I feel like this formally-verifiable computers claim is either a good counterexample to the main claims, or an example that would help me understand what the heck these people are talking about.
What links here?
- ryan_greenblatt's comment on Davidad’s Bold Plan for Alignment: An In-Depth Explanation by Charbel-Raphaël (13 Jan 2025 23:48 UTC; 33 points)
- ryan_greenblatt's comment on Towards Guaranteed Safe AI: A Framework for Ensuring Robust and Reliable AI Systems by Gunnar_Zarncke (17 May 2024 4:08 UTC; 26 points)
- Paul W 16 May 2024 8:25 UTC
  3 points
  2
  Parent
  I believe that the current trends for formal verification, say, of traditional programs or small neural networks, are more about conservative overapproximations (called abstract interpretations). You might want to have a look at this: https://caterinaurban.github.io/pdf/survey.pdf
  To be more precise, it appears that so-called “incomplete formal methods” (3.1.1.2 in the survey I linked) are more computationally efficient, even though they can produce false negatives.
  Does that answer your question ?
  - Fabien Roger 17 May 2024 12:51 UTC
    2 points
    0
    Parent
    Not entirely.

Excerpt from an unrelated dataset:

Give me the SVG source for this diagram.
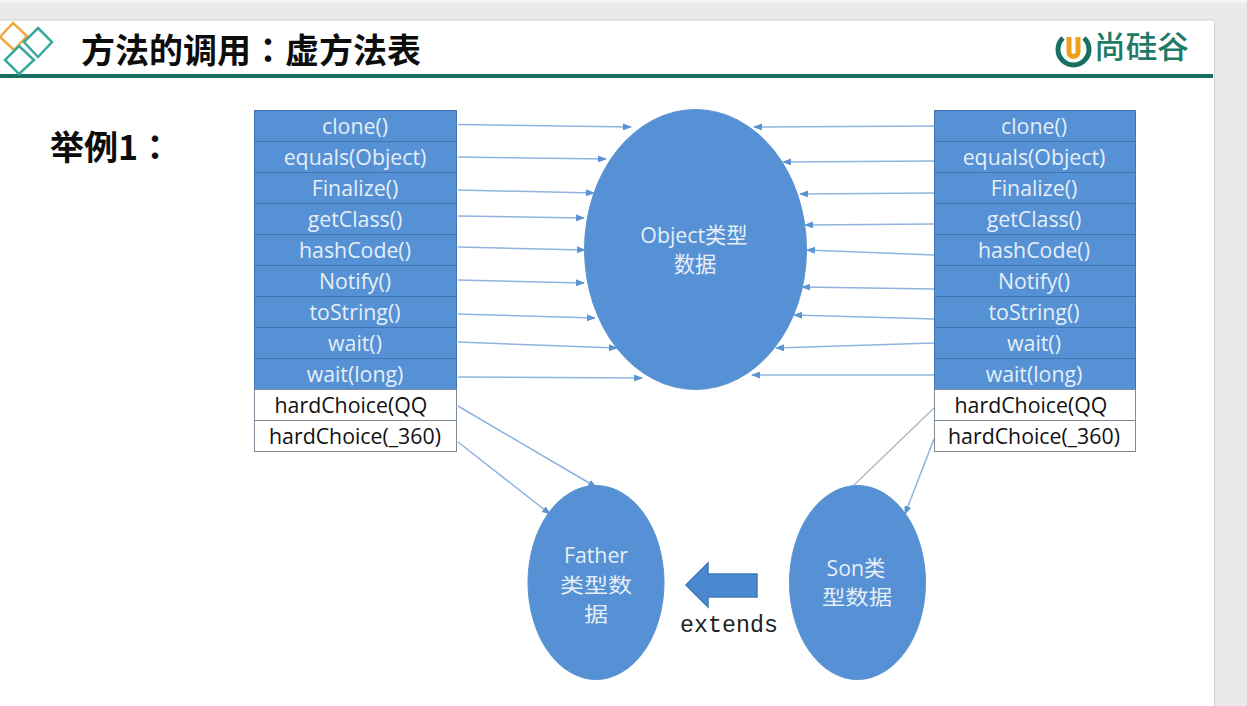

This makes me slightly more hopeful that we can have formal guarantees of computer systems, but is the field advanced enough that it would be feasible to have a guaranteed no-zero-day evaluation and deployment codebase that is competitive with a regular codebase? (Given a budget of 1 LHC for both the codebase inefficiency tax + the time to build the formal guarantees for the codebase.)

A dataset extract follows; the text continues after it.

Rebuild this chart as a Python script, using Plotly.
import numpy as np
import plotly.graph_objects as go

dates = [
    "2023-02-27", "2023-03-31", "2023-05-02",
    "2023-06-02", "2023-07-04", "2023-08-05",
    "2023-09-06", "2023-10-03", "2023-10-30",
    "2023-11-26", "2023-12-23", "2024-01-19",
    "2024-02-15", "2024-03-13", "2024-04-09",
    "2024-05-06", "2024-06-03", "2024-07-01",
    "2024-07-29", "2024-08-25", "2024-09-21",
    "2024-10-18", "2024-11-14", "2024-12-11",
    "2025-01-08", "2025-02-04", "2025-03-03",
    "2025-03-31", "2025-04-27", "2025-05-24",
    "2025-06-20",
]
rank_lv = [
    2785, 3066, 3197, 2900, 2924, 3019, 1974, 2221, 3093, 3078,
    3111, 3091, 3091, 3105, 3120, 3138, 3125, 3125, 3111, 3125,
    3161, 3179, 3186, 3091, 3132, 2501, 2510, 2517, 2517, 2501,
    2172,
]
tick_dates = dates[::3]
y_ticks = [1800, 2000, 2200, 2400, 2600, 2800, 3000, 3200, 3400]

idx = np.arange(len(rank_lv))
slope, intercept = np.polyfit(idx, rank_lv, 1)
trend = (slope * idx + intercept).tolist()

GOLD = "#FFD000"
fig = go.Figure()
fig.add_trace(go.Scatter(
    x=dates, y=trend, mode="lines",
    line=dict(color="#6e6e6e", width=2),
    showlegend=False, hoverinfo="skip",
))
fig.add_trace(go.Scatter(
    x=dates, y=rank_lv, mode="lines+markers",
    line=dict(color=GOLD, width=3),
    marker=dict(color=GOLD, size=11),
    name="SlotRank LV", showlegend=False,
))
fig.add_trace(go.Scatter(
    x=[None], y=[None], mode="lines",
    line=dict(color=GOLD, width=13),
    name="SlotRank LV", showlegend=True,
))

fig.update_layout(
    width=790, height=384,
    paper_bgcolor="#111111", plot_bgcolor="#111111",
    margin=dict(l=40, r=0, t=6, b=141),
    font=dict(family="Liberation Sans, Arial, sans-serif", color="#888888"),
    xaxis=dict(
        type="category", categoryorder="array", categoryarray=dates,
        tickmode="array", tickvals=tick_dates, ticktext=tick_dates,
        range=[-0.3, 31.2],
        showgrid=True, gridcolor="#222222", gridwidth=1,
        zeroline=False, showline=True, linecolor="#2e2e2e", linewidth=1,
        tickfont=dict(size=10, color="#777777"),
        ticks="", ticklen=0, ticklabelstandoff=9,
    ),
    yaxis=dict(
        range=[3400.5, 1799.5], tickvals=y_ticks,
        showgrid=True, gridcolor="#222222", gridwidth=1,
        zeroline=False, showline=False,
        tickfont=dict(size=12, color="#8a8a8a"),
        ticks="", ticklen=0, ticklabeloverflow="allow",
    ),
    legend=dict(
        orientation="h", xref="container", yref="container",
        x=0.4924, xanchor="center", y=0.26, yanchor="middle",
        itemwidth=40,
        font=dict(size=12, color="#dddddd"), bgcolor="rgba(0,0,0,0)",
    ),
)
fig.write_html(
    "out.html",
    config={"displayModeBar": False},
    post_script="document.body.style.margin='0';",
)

    (And computer systems are easy mode, I don’t even know how you would start to build guarantees like “if you say X, then it’s proven that it doesn’t persuade humans of things in ways they would not have approved of beforehand.”)
    - Paul W 18 May 2024 16:04 UTC
      1 point
      2
      Parent
      Is the field advanced enough that it would be feasible to have a guaranteed no-zero-day evaluation and deployment codebase that is competitive with a regular codebase?

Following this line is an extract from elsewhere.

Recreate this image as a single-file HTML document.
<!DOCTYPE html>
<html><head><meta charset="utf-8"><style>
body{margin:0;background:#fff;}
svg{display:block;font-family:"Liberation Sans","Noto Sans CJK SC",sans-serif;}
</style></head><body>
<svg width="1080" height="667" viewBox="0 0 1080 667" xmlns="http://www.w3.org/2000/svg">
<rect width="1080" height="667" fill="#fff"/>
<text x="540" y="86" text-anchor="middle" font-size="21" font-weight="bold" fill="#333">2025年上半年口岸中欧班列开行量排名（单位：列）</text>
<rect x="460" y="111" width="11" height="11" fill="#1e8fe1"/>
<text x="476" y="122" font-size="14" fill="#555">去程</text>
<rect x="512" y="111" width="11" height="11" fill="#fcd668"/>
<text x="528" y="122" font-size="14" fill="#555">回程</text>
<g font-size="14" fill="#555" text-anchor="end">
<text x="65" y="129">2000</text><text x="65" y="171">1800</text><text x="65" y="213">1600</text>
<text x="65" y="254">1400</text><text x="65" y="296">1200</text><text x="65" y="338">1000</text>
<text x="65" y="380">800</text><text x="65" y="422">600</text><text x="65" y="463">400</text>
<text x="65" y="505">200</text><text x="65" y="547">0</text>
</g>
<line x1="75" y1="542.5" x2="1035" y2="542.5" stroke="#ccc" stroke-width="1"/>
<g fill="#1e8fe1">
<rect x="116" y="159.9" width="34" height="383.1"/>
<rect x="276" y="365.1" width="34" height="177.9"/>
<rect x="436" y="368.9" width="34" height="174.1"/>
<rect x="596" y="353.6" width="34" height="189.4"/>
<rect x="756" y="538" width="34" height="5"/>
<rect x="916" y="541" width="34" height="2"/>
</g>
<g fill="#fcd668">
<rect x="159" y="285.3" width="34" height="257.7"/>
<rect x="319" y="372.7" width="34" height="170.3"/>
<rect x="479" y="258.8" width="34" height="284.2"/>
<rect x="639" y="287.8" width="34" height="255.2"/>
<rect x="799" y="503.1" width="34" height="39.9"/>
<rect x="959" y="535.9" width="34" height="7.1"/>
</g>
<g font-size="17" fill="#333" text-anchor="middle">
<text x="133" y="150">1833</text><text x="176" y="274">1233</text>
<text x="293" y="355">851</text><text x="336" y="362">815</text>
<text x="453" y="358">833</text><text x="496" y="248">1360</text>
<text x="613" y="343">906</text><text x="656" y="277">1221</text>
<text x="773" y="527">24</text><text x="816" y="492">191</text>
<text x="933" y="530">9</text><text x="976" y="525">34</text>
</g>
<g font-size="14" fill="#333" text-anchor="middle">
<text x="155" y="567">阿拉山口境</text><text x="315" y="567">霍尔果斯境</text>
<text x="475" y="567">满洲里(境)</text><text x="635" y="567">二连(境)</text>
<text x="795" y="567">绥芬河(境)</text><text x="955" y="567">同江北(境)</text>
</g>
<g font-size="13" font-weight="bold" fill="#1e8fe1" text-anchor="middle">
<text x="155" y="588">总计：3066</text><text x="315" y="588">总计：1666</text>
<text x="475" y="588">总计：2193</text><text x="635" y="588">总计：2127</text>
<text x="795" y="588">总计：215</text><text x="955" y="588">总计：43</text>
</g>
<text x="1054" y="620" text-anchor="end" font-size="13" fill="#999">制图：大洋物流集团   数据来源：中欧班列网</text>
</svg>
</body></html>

      As far as I know (I’m not an expert), such absolute guarantees are too hard right now, especially if the AI you’re trying to verify is arbitrarily complex. However, the training process ought to yield an AI with specific properties. I’m not entirely sure I got what you meant by “a guaranteed no-zero-day evaluation and deployment codebase”. Would you mind explaining more ?
      
      “Or is the claim that it’s feasible to build a conservative world model that tells you “maybe a zero-day” very quickly once you start doing things not explicitly within a dumb world model?”
      I think that’s closer to the idea: you {reject and penalize, during training} as soon as the AI tries something that might be “exploiting a zero-day”, in the sense that the world-model can’t rule out this possibility with high confidence^[1]. That way, the training process is expected to reward simpler, more easily verified actions.
      
      Then, a key question is “what else you do want from your AI ?”: of course, it is supposed to perform critical tasks, not just “let you see what program is running”^[2], so there is tension between the various specifications you enter. The question of how far you can actually go, how much you can actually ask for, is both crucial, and wide open, as far as I can tell.
      ^
      Some of the uncertainty lies in how accurate and how conservative the world-model is; you won’t get a “100% guarantee” anyway, especially since you’re only aiming for probabilistic bounds within the model.
      ^
      Otherwise, a sponge would do.
      - Fabien Roger 20 May 2024 12:06 UTC
        2 points
        0
        Parent
        I was thinking that the formal guarantees would be about state evaluations (i.e. state → badness bounds) - which would require sth like “showing there is no zero-day” (since “a code-base with a zero-day” might be catastrophically bad if no constraints are put on actions). Thanks for pointing out they can be about action (i.e. (state, action) → badness bounds), which seem intuitively easier to get good bounds for (you don’t need to show there are no zero-days, just that the currently considered action is extremely unlikely to exploit a potential zero-day).
        I’d be curious to know what kind of formal process could prove that (codebase, codebase-interaction) pairs are provably not-bad (with high probability, and with a false positive rate low enough if you trained an AI to minimize it). My guess is that there is nothing like that on the horizon (that could become competitive at all), but I could be wrong.
        (“let you see what program is running” was an example of a very minimal safety guarantee I would like to have, not a representative safety guarantee. My point is that I’d be surprised if people got even such a simple and easy safety guarantee anytime soon, using formal methods to check AI actions that actually do useful stuff.)